There are 3 major reasons that I evolved to this style.

First, once you’ve built a reasonable working relationship founded on trust both parties are far more open to critique the other and grow from the relationship. Without that basic level of trust, progress will be hard to achieve and when it comes it will be fleeting. Critiques will feel personal and uninformed if not just mean. Feedback may seem insincere. Motives will be questioned. Basically, being effective day to day as a leader all but MANDATES that you build healthy and strong working relationships to survive and thrive.

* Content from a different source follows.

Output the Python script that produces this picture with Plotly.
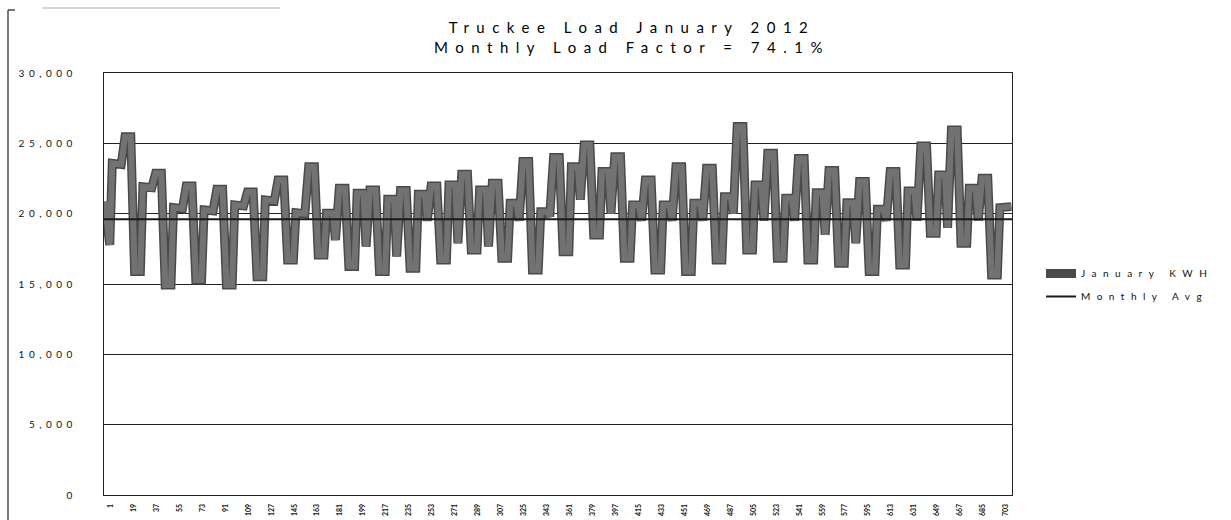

Second, strong working relationships allow for the kind of brainstorming, innovation, and decision making that can move a team forward faster than any other tool. When we can all feel comfortable that others have our best interests in mind and truly want us to succeed, we are much more open to sharing ideas and/or commenting on other’s ideas without the fear of any unforeseen impacts. With healthy relationships based on trust and respect, a leader can get a true read from his team on an idea along with thoughts on how to improve that idea much more readily than when those relationships are lacking.

Third, (and not the message many companies like to have written) all of us employees are expendable to our companies in the long run. There will be someone smarter, better qualified, cheaper, and a better fit than each of us one day. So knowing that the company will act in it’s best interest as an entity with or without me, I feel that it’s my responsibility to put people first whenever I can to best prepare them for the next step in their career – whether that’s with me or with someone else. Building that personal relationship can be the difference between engagement and disengagement depending on the direction of the organization.

Is any of this thinking unique? No! Hopefully you have a list of managers that are just like this (and maybe even are your BFF today) as you read through your resume and think back. If you don’t, Id encourage you to look for leaders who view their role in a similar fashion as you’ll enjoy your role even more.

And when you lead, I implore you to make sure you don’t get so caught up in the organizational inertia and/or ladder climbing that you forget to put your people first. Build those strong professional relationships. Get to know people at whatever level you are both comfortable. Don’t be the the leader who is willing to sacrifice others to benefit himself/herself. Companies are already designed to operate at maximum efficiency by sacrificing whatever isn’t expedient for them; as leaders we don’t need to amplify the organization’s core nature but instead to balance it out by putting people first.

Your team will thank you…and you’ll sleep better at night.